The primary objective of the research is to develop an integrated hydraulic framework that captures the complex interaction between sewer networks and overland flow using HEC-RAS 2D and EPA SWMM. The study aims to recreate the inundation dynamics of extreme events to understand how storm surges and high-intensity rainfall synchronize to cause systemic failure. By evaluating the Rain-on-Grid technique against traditional methods, the research seeks to optimize flood prediction accuracy and provide a scalable modeling methodology applicable to various coastal and inland cities worldwide.

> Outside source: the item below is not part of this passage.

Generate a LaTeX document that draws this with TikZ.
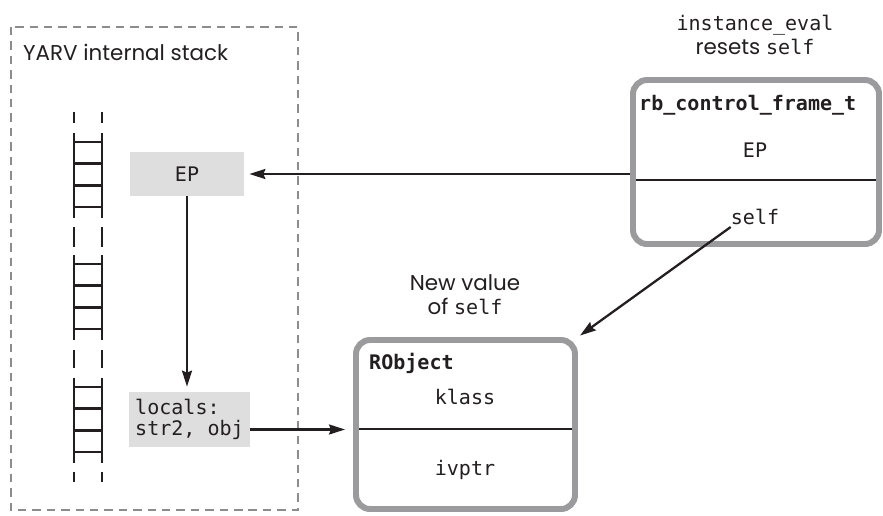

The methodology centers on a dual-software coupling that solves the governing equations of unsteady flow to capture the dynamic nature of urban flooding. EPA SWMM is utilized to model the one-dimensional pipe hydraulics by solving the 1D De Saint-Venant equations, allowing for an accurate representation of wave propagation and surcharge within the sewer network. Simultaneously, HEC-RAS 2D handles the surface water movement across the urban landscape by solving the 2D Shallow Water Equations (SWE). The Rain-on-Grid technique is applied by distributing net precipitation directly onto a high-resolution computational mesh, which accounts for urban micro-topography and spatially varying land cover.